• **Extracted data entries**:
<<<<

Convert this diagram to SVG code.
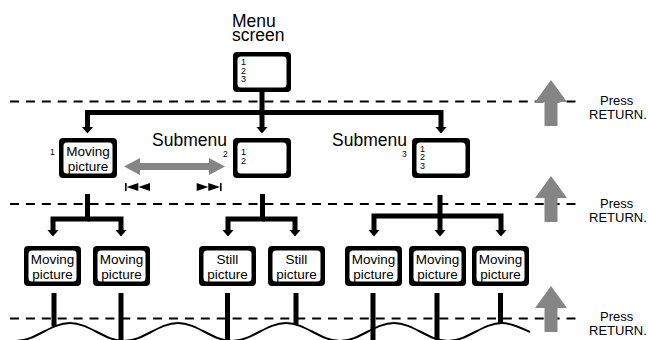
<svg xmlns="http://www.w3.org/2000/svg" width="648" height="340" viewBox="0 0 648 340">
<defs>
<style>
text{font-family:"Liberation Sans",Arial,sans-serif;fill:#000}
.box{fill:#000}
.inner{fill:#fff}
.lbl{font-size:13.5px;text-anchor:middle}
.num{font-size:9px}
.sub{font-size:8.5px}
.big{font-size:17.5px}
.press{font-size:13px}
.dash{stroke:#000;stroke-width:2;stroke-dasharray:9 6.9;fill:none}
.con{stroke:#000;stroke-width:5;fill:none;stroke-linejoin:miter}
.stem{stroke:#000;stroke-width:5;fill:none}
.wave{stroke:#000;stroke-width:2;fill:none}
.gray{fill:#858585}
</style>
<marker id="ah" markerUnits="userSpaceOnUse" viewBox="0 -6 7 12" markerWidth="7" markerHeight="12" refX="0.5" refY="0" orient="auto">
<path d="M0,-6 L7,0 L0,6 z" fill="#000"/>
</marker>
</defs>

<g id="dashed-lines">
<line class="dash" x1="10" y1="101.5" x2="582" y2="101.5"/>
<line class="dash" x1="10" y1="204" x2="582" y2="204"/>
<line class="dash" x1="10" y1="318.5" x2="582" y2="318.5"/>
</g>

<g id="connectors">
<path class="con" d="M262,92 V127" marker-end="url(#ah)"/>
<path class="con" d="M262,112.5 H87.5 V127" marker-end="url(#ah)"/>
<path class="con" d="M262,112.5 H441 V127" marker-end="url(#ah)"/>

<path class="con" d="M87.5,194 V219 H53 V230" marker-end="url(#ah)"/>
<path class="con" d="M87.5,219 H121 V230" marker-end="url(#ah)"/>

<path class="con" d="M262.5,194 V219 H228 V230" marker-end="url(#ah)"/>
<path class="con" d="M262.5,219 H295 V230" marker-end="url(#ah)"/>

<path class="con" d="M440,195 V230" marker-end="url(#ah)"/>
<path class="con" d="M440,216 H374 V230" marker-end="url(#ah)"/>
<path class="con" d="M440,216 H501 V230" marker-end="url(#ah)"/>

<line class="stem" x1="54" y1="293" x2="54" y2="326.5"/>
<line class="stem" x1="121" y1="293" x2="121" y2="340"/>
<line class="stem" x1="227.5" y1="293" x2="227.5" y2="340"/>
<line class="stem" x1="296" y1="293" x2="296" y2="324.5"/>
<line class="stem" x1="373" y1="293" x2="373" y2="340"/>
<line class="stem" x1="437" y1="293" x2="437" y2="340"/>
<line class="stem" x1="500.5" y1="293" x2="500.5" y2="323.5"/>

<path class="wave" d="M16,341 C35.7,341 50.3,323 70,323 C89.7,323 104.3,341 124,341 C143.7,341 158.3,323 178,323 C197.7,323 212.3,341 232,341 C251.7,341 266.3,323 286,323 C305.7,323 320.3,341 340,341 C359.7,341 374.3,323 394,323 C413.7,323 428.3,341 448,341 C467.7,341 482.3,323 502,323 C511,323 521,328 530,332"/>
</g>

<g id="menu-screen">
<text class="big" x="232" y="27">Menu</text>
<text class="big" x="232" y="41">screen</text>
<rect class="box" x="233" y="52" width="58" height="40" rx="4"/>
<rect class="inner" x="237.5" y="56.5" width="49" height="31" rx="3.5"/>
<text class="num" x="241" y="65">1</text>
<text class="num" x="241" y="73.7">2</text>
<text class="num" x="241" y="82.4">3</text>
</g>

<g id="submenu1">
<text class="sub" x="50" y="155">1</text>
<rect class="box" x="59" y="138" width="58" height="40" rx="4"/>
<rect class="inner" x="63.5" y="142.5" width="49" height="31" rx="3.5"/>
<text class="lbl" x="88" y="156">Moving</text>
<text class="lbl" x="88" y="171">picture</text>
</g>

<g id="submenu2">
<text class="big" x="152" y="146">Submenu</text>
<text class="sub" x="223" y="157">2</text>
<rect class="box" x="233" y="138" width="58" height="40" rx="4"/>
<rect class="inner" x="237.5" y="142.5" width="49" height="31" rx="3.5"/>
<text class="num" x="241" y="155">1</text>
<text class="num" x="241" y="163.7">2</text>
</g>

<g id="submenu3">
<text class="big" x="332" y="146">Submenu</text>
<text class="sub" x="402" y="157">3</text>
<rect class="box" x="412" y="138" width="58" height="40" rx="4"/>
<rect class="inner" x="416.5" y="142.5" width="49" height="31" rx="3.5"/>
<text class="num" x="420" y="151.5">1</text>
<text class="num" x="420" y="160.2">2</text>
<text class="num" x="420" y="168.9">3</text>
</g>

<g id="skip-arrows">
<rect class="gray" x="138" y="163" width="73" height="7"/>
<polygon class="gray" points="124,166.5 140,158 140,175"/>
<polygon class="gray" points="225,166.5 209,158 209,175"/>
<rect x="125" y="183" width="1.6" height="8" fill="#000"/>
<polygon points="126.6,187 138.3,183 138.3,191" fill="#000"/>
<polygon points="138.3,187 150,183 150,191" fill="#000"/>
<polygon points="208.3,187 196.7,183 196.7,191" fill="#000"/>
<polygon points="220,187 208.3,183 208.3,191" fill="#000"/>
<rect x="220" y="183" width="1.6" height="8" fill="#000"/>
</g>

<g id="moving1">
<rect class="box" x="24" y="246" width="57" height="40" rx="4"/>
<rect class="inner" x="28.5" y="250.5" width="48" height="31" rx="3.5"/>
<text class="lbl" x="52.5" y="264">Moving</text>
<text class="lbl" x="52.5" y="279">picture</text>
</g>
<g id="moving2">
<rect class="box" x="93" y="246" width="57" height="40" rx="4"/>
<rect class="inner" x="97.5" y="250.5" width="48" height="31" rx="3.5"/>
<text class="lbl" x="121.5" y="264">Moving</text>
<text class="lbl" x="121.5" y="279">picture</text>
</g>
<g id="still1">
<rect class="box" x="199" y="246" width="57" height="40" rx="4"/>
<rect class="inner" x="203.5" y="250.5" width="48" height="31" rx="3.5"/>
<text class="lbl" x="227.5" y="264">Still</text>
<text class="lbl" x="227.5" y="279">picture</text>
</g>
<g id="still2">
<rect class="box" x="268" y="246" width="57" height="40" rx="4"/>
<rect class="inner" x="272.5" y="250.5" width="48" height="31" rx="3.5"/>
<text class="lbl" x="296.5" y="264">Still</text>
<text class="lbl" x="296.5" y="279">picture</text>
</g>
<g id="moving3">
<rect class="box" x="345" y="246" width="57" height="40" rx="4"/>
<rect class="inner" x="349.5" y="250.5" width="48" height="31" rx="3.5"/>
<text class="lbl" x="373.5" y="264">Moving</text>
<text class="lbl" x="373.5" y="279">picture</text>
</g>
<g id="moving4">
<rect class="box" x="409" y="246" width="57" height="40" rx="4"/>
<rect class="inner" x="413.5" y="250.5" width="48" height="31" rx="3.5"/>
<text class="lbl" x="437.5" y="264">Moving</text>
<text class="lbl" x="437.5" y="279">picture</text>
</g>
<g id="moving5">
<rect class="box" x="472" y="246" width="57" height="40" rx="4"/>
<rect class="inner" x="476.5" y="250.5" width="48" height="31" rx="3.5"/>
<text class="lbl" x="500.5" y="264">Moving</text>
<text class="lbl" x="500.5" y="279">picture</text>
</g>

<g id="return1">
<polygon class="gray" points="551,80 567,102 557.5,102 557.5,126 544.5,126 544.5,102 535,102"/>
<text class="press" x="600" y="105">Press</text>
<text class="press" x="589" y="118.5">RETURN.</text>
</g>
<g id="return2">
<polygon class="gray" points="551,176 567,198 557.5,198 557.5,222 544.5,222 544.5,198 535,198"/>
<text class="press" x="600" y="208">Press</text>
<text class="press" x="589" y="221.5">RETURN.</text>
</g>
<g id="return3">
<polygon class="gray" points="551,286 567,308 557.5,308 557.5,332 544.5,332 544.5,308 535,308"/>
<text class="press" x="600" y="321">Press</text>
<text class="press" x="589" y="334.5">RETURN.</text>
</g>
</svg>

>>>>
<<<<

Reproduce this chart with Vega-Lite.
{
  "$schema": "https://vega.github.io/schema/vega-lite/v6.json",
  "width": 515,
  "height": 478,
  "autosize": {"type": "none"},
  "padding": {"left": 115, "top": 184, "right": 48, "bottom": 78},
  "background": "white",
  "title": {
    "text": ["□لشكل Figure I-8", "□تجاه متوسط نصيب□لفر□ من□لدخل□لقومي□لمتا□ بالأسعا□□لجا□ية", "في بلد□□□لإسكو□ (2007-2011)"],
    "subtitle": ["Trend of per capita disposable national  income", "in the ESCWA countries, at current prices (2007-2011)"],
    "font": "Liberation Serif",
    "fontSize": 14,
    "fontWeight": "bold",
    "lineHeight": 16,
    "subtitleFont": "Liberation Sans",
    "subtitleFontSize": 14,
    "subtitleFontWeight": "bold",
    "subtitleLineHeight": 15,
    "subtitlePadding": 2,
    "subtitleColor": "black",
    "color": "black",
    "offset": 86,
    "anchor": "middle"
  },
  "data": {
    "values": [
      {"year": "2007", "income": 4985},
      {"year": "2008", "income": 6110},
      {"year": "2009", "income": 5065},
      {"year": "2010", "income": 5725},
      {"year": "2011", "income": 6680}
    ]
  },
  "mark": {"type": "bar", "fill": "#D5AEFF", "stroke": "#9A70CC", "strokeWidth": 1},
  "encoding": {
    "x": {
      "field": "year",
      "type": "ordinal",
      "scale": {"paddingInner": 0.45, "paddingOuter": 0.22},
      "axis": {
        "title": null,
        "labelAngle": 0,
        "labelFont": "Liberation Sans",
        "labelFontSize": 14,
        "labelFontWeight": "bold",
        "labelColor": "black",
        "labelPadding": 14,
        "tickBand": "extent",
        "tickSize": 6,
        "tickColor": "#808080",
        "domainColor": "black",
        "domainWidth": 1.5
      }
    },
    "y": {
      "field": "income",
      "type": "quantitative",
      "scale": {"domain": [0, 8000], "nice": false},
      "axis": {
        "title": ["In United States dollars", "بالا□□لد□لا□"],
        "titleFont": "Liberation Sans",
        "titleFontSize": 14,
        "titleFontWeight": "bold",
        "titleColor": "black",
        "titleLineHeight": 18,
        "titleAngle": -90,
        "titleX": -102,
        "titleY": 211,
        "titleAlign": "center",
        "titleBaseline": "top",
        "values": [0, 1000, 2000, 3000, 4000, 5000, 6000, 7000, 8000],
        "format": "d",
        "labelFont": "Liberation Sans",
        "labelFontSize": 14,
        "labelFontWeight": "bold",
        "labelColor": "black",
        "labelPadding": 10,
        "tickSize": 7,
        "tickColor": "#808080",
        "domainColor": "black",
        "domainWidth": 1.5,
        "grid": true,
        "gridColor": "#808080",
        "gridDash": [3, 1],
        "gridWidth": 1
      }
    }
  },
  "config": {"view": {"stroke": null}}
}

>>>>

• **Short exercise**: Copy each line above that contains the string "this".

• **Exercise solution**:
Convert this diagram to SVG code.
Reproduce this chart with Vega-Lite.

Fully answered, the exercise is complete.